Material for this exercise:
══════════

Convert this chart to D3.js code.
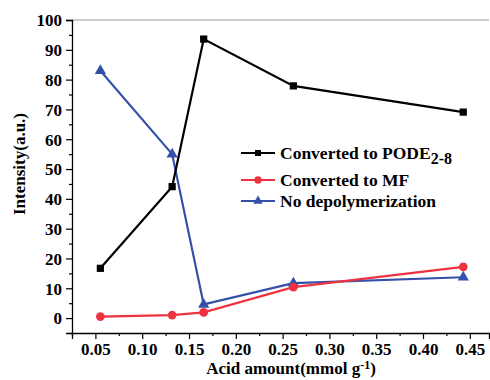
<!DOCTYPE html>
<html>
<head>
<meta charset="utf-8">
<script src="https://cdn.jsdelivr.net/npm/d3@7"></script>
<style>
  html, body { margin: 0; padding: 0; background: #fff; }
</style>
</head>
<body>
<svg id="chart" width="490" height="380"></svg>
<script>
// Acid amount (mmol g-1) for each catalyst sample
const acidAmount = [0.0553, 0.132, 0.1657, 0.2615, 0.443];
// Intensity of each product pathway (a.u.)
const podeValues = [16.7, 44.1, 93.6, 77.9, 69.1];
const mfValues = [0.5, 1.0, 1.9, 10.4, 17.2];
const noDepolyValues = [83.0, 55.0, 4.6, 11.7, 13.7];
const seriesNames = ["Converted to PODE", "Converted to MF", "No depolymerization"];
const xTicks = [0.05, 0.10, 0.15, 0.20, 0.25, 0.30, 0.35, 0.40, 0.45];
const yTicks = [0, 10, 20, 30, 40, 50, 60, 70, 80, 90, 100];

const FONT = "'Liberation Serif', 'Times New Roman', 'DejaVu Serif', serif";

const svg = d3.select("#chart");
const plotLeft = 72, plotRight = 489, plotTop = 20, plotBottom = 333;

const x = d3.scaleLinear().domain([0.025, 0.4705]).range([plotLeft, plotRight]);
const y = d3.scaleLinear().domain([-5, 100]).range([plotBottom, plotTop]);

// frame top line
svg.append("line")
  .attr("x1", plotLeft).attr("x2", plotRight).attr("y1", plotTop).attr("y2", plotTop)
  .attr("stroke", "#999").attr("stroke-width", 1.2);

// y axis: major ticks every 10, minor every 5
const yAxis = svg.append("g").attr("transform", `translate(${plotLeft},0)`)
  .call(d3.axisLeft(y).tickValues(yTicks).tickFormat(d3.format("d")).tickSize(6).tickPadding(4));
svg.append("g").attr("transform", `translate(${plotLeft},0)`)
  .call(d3.axisLeft(y).tickValues(d3.range(-5, 100, 10)).tickFormat("").tickSize(3))
  .select(".domain").remove();

// x axis: major ticks every 0.05, minor halfway
const xAxis = svg.append("g").attr("transform", `translate(0,${plotBottom})`)
  .call(d3.axisBottom(x).tickValues(xTicks).tickFormat(d3.format(".2f")).tickSize(6).tickPadding(4));
svg.append("g").attr("transform", `translate(0,${plotBottom})`)
  .call(d3.axisBottom(x).tickValues(d3.range(0.025, 0.47, 0.05)).tickFormat("").tickSize(3))
  .select(".domain").remove();

svg.selectAll(".domain").attr("stroke", "#000").attr("stroke-width", 1.3);
svg.selectAll(".tick line").attr("stroke", "#000").attr("stroke-width", 1.2);
yAxis.attr("font-family", FONT);
xAxis.attr("font-family", FONT);
yAxis.selectAll("text").attr("font-size", 17).attr("font-weight", "bold").attr("fill", "#000").attr("dy", "0.34em");
xAxis.selectAll("text").attr("font-size", 17).attr("font-weight", "bold").attr("fill", "#000");

// axis titles
svg.append("text")
  .attr("transform", "translate(25,164) rotate(-90)")
  .attr("text-anchor", "middle").attr("font-size", 17).attr("font-weight", "bold")
  .attr("font-family", FONT).attr("fill", "#000")
  .text("Intensity(a.u.)");

const xt = svg.append("text")
  .attr("x", 291).attr("y", 374)
  .attr("text-anchor", "middle").attr("font-size", 17).attr("font-weight", "bold")
  .attr("font-family", FONT).attr("fill", "#000");
xt.append("tspan").text("Acid amount(mmol g");
xt.append("tspan").attr("dy", -5).attr("font-size", 12).text("-1");
xt.append("tspan").attr("dy", 5).text(")");

const series = [
  { name: seriesNames[0], values: podeValues, color: "#000000", symbol: d3.symbolSquare, size: 52 },
  { name: seriesNames[1], values: mfValues, color: "#ee3340", symbol: d3.symbolCircle, size: 60 },
  { name: seriesNames[2], values: noDepolyValues, color: "#3550a8", symbol: d3.symbolTriangle, size: 55 }
];

const line = d3.line().x(d => x(d[0])).y(d => y(d[1]));

// draw in reverse so black sits on top
[series[2], series[1], series[0]].forEach(s => {
  const pts = acidAmount.map((a, i) => [a, s.values[i]]);
  svg.append("path").datum(pts)
    .attr("d", line).attr("fill", "none")
    .attr("stroke", s.color).attr("stroke-width", 2.2);
  svg.selectAll(null).data(pts).enter().append("path")
    .attr("d", d3.symbol().type(s.symbol).size(s.size))
    .attr("transform", d => `translate(${x(d[0])},${y(d[1])})`)
    .attr("fill", s.color);
});

// legend
const legendRows = [153, 180, 201];
series.forEach((s, i) => {
  const ly = legendRows[i];
  svg.append("line").attr("x1", 241).attr("x2", 275).attr("y1", ly).attr("y2", ly)
    .attr("stroke", s.color).attr("stroke-width", 2.2);
  svg.append("path")
    .attr("d", d3.symbol().type(s.symbol).size(s.size * 0.7))
    .attr("transform", `translate(258,${ly})`).attr("fill", s.color);
  const t = svg.append("text").attr("x", 280).attr("y", ly + 6)
    .attr("font-size", 17.5).attr("font-weight", "bold")
    .attr("font-family", FONT).attr("fill", "#000");
  t.append("tspan").text(s.name);
  if (i === 0) t.append("tspan").attr("dy", 5).attr("font-size", 16).text("2-8");
});
</script>
</body>
</html>
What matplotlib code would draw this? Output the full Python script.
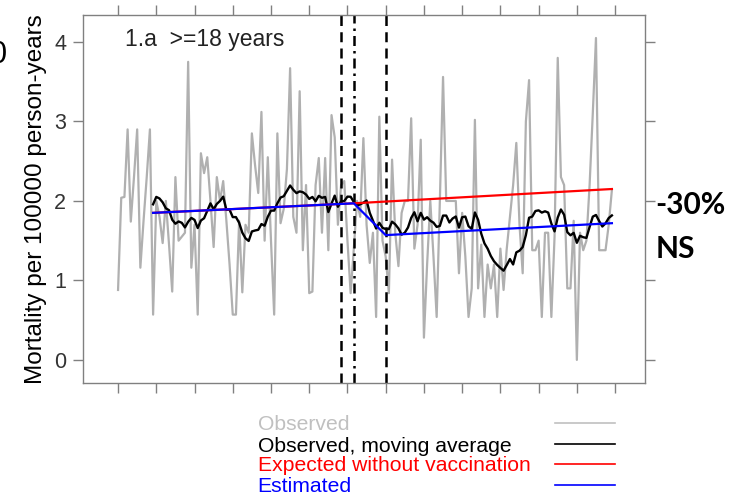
import matplotlib
matplotlib.use('Agg')
import matplotlib.pyplot as plt
from matplotlib.lines import Line2D
import numpy as np
import pandas as pd

plt.rcParams['font.family'] = ['Liberation Sans', 'DejaVu Sans']

# monthly observed mortality, month 0..155
observed = [
    0.88, 2.04, 2.05, 2.9, 1.74, 2.3, 2.9, 1.16, 1.75, 2.3, 2.9, 0.57,
    2.0, 1.8, 1.47, 2.0, 1.45, 0.86, 2.3, 1.5, 1.55, 1.6, 3.75, 1.16,
    1.7, 0.57, 2.6, 2.35, 2.55, 2.0, 1.42, 2.3, 2.0, 2.25, 1.75, 1.2,
    0.57, 0.57, 1.75, 0.85, 1.7, 1.6, 2.85, 2.45, 2.1, 3.12, 1.5, 2.55,
    1.5, 0.57, 2.85, 1.72, 1.9, 2.4, 3.67, 1.8, 1.6, 3.38, 1.38, 2.2,
    0.84, 0.86, 2.2, 2.54, 1.6, 2.54, 1.38, 3.08, 2.8, 1.7, 2.2, 2.25,
    1.5, 0.84, 1.4, 2.0, 1.8, 2.79, 1.7, 1.22, 1.6, 0.54, 3.06, 1.5,
    1.3, 0.84, 2.52, 1.6, 1.18, 1.85, 2.0, 2.0, 3.04, 1.4, 1.7, 2.77,
    0.28, 1.2, 2.0, 1.3, 0.54, 2.0, 3.56, 2.0, 2.0, 2.0, 2.0, 1.09,
    1.85, 1.3, 0.54, 0.9, 3.02, 0.9, 1.45, 0.54, 1.2, 0.9, 1.2, 0.54,
    1.4, 0.88, 1.4, 1.8, 2.2, 2.73, 1.7, 1.09, 3.0, 3.52, 1.38, 1.38,
    1.5, 0.54, 1.6, 1.6, 0.54, 1.55, 3.8, 2.3, 2.2, 0.9, 0.9, 1.75,
    0.0, 1.6, 1.38, 1.5, 2.2, 3.1, 4.05, 1.38, 1.38, 1.38, 1.7, 2.14,
]
months = np.arange(len(observed))
moving_avg = pd.Series(observed).rolling(12).mean()

# piecewise trend lines (month, value)
est_months = [11, 74, 84, 155]
est_values = [1.85, 1.97, 1.57, 1.72]
exp_months = [11, 74, 155]
exp_values = [1.85, 1.97, 2.15]

dashed_months = [70, 84]
dashdot_month = 74

fig = plt.figure(figsize=(7.32, 4.98), dpi=100)
ax = fig.add_axes([0.1134, 0.231, 0.7678, 0.739])

ax.plot(months, observed, color='#b0b0b0', lw=1.6, zorder=1)
for m in dashed_months:
    ax.axvline(m, color='black', lw=1.8, ls=(0, (4, 2.5)), zorder=2)
ax.axvline(dashdot_month, color='black', lw=1.8, ls=(0, (4, 2, 1, 2)), zorder=2)
ax.plot(months, moving_avg, color='black', lw=1.7, zorder=3)
ax.plot(exp_months, exp_values, color='#ff0000', lw=1.6, zorder=4)
ax.plot(est_months, est_values, color='#0000ff', lw=1.6, zorder=5)

ax.set_xlim(-11, 165.4)
ax.set_ylim(-0.29, 4.34)
ax.set_xticks(np.arange(0, 157, 12))
ax.set_xticklabels([])
ax.set_yticks([0, 1, 2, 3, 4])
ax.tick_params(axis='both', direction='out', length=7, width=1, color='#808080',
               labelsize=15.5, labelcolor='#333333', top=True, right=True,
               labelright=False, labeltop=False, pad=5)
for s in ax.spines.values():
    s.set_color('#808080')
    s.set_linewidth(1)

ax.set_ylabel('Mortality per 100000 person-years', fontsize=17.5, labelpad=5)
ax.text(0.075, 0.932, '1.a  >=18 years', transform=ax.transAxes, fontsize=16.5,
        ha='left', va='center', color='#222222')

fig.text(0.895, 0.588, '-30%', fontsize=21.5, fontweight='bold', family='Lato',
         ha='left', va='center')
fig.text(0.895, 0.500, 'NS', fontsize=21.5, fontweight='bold', family='Lato',
         ha='left', va='center')
fig.text(-0.0137, 0.89, '0', fontsize=22, ha='left', va='center')

# legend, lattice style
leg_labels = ['Observed', 'Observed, moving average',
              'Expected without vaccination', 'Estimated']
leg_colors = ['#c0c0c0', '#000000', '#ff0000', '#0000ff']
leg_y = [0.1466, 0.1044, 0.0643, 0.0221]
for lab, col, y in zip(leg_labels, leg_colors, leg_y):
    fig.text(0.352, y, lab, color=col, fontsize=15.2, ha='left', va='center')
    fig.add_artist(Line2D([0.758, 0.840], [y + 0.004, y + 0.004], color=col,
                          lw=1.2, transform=fig.transFigure))

fig.savefig('out.png', dpi=100)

══════════

Aim: Begin with the line where "What matplotlib code" appears and end with the line where "moving_avg = pd.Series(observed).rolling(12).mean()" appears. Copy only that stretch, exactly, with no pictures.

Reply to the task:
What matplotlib code would draw this? Output the full Python script.
import matplotlib
matplotlib.use('Agg')
import matplotlib.pyplot as plt
from matplotlib.lines import Line2D
import numpy as np
import pandas as pd

plt.rcParams['font.family'] = ['Liberation Sans', 'DejaVu Sans']

# monthly observed mortality, month 0..155
observed = [
    0.88, 2.04, 2.05, 2.9, 1.74, 2.3, 2.9, 1.16, 1.75, 2.3, 2.9, 0.57,
    2.0, 1.8, 1.47, 2.0, 1.45, 0.86, 2.3, 1.5, 1.55, 1.6, 3.75, 1.16,
    1.7, 0.57, 2.6, 2.35, 2.55, 2.0, 1.42, 2.3, 2.0, 2.25, 1.75, 1.2,
    0.57, 0.57, 1.75, 0.85, 1.7, 1.6, 2.85, 2.45, 2.1, 3.12, 1.5, 2.55,
    1.5, 0.57, 2.85, 1.72, 1.9, 2.4, 3.67, 1.8, 1.6, 3.38, 1.38, 2.2,
    0.84, 0.86, 2.2, 2.54, 1.6, 2.54, 1.38, 3.08, 2.8, 1.7, 2.2, 2.25,
    1.5, 0.84, 1.4, 2.0, 1.8, 2.79, 1.7, 1.22, 1.6, 0.54, 3.06, 1.5,
    1.3, 0.84, 2.52, 1.6, 1.18, 1.85, 2.0, 2.0, 3.04, 1.4, 1.7, 2.77,
    0.28, 1.2, 2.0, 1.3, 0.54, 2.0, 3.56, 2.0, 2.0, 2.0, 2.0, 1.09,
    1.85, 1.3, 0.54, 0.9, 3.02, 0.9, 1.45, 0.54, 1.2, 0.9, 1.2, 0.54,
    1.4, 0.88, 1.4, 1.8, 2.2, 2.73, 1.7, 1.09, 3.0, 3.52, 1.38, 1.38,
    1.5, 0.54, 1.6, 1.6, 0.54, 1.55, 3.8, 2.3, 2.2, 0.9, 0.9, 1.75,
    0.0, 1.6, 1.38, 1.5, 2.2, 3.1, 4.05, 1.38, 1.38, 1.38, 1.7, 2.14,
]
months = np.arange(len(observed))
moving_avg = pd.Series(observed).rolling(12).mean()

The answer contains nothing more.